### GIVEN MATERIAL
-=-=-=-=-

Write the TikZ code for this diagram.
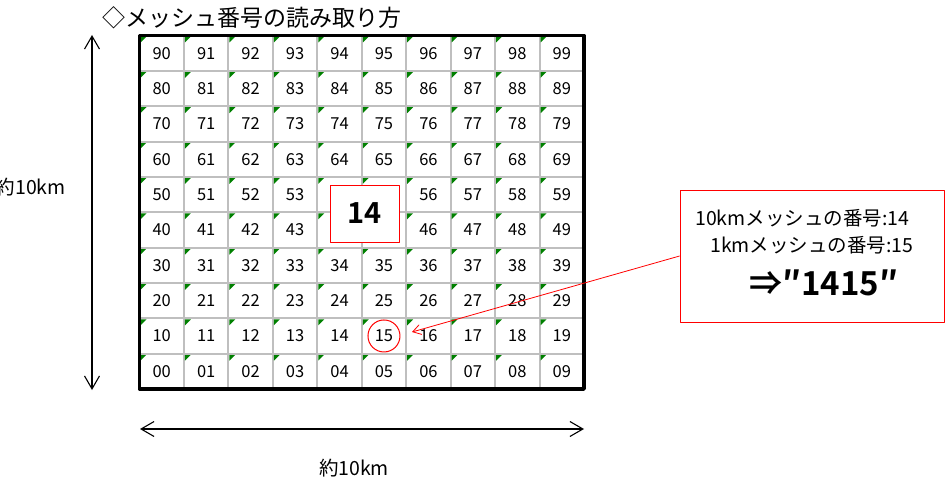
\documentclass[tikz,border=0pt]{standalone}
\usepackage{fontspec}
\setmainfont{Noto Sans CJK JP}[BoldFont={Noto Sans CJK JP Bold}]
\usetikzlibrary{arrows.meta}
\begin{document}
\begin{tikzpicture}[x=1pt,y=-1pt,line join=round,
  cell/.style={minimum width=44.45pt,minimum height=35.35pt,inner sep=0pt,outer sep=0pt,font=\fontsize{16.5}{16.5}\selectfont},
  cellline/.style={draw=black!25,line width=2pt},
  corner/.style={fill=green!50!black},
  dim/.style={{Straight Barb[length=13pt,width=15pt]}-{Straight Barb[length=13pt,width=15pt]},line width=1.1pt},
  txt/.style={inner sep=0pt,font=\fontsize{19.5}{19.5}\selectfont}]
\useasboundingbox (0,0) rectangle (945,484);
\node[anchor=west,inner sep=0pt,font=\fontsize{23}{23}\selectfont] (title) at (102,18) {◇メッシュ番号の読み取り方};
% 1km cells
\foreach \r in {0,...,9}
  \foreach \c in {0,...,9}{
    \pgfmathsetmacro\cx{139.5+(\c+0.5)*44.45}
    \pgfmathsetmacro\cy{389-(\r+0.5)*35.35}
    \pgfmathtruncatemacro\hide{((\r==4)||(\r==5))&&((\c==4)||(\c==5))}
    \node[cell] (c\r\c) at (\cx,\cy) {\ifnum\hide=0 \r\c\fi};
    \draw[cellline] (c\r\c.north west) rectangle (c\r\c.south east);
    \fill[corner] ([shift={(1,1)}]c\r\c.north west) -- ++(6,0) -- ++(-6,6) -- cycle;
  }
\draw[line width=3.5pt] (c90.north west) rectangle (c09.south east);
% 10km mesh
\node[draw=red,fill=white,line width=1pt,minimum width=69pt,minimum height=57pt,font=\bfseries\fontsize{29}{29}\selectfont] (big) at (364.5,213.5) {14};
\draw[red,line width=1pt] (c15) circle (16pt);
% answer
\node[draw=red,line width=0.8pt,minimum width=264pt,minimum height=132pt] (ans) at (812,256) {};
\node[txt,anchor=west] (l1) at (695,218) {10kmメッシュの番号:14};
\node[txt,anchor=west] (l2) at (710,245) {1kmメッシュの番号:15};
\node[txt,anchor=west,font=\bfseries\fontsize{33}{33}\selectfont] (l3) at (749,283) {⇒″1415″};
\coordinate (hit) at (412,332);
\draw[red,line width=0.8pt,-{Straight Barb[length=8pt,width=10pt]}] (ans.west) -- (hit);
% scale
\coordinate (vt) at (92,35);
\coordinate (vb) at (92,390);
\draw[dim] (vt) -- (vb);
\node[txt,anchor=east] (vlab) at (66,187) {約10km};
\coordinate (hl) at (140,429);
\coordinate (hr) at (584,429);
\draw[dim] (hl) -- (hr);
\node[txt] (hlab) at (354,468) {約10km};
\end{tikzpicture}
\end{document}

-=-=-=-=-

### WRITTEN TASK
Restate the data above word for word. Skip every picture.

### RESPONSE
Write the TikZ code for this diagram.
\documentclass[tikz,border=0pt]{standalone}
\usepackage{fontspec}
\setmainfont{Noto Sans CJK JP}[BoldFont={Noto Sans CJK JP Bold}]
\usetikzlibrary{arrows.meta}
\begin{document}
\begin{tikzpicture}[x=1pt,y=-1pt,line join=round,
  cell/.style={minimum width=44.45pt,minimum height=35.35pt,inner sep=0pt,outer sep=0pt,font=\fontsize{16.5}{16.5}\selectfont},
  cellline/.style={draw=black!25,line width=2pt},
  corner/.style={fill=green!50!black},
  dim/.style={{Straight Barb[length=13pt,width=15pt]}-{Straight Barb[length=13pt,width=15pt]},line width=1.1pt},
  txt/.style={inner sep=0pt,font=\fontsize{19.5}{19.5}\selectfont}]
\useasboundingbox (0,0) rectangle (945,484);
\node[anchor=west,inner sep=0pt,font=\fontsize{23}{23}\selectfont] (title) at (102,18) {◇メッシュ番号の読み取り方};
% 1km cells
\foreach \r in {0,...,9}
  \foreach \c in {0,...,9}{
    \pgfmathsetmacro\cx{139.5+(\c+0.5)*44.45}
    \pgfmathsetmacro\cy{389-(\r+0.5)*35.35}
    \pgfmathtruncatemacro\hide{((\r==4)||(\r==5))&&((\c==4)||(\c==5))}
    \node[cell] (c\r\c) at (\cx,\cy) {\ifnum\hide=0 \r\c\fi};
    \draw[cellline] (c\r\c.north west) rectangle (c\r\c.south east);
    \fill[corner] ([shift={(1,1)}]c\r\c.north west) -- ++(6,0) -- ++(-6,6) -- cycle;
  }
\draw[line width=3.5pt] (c90.north west) rectangle (c09.south east);
% 10km mesh
\node[draw=red,fill=white,line width=1pt,minimum width=69pt,minimum height=57pt,font=\bfseries\fontsize{29}{29}\selectfont] (big) at (364.5,213.5) {14};
\draw[red,line width=1pt] (c15) circle (16pt);
% answer
\node[draw=red,line width=0.8pt,minimum width=264pt,minimum height=132pt] (ans) at (812,256) {};
\node[txt,anchor=west] (l1) at (695,218) {10kmメッシュの番号:14};
\node[txt,anchor=west] (l2) at (710,245) {1kmメッシュの番号:15};
\node[txt,anchor=west,font=\bfseries\fontsize{33}{33}\selectfont] (l3) at (749,283) {⇒″1415″};
\coordinate (hit) at (412,332);
\draw[red,line width=0.8pt,-{Straight Barb[length=8pt,width=10pt]}] (ans.west) -- (hit);
% scale
\coordinate (vt) at (92,35);
\coordinate (vb) at (92,390);
\draw[dim] (vt) -- (vb);
\node[txt,anchor=east] (vlab) at (66,187) {約10km};
\coordinate (hl) at (140,429);
\coordinate (hr) at (584,429);
\draw[dim] (hl) -- (hr);
\node[txt] (hlab) at (354,468) {約10km};
\end{tikzpicture}
\end{document}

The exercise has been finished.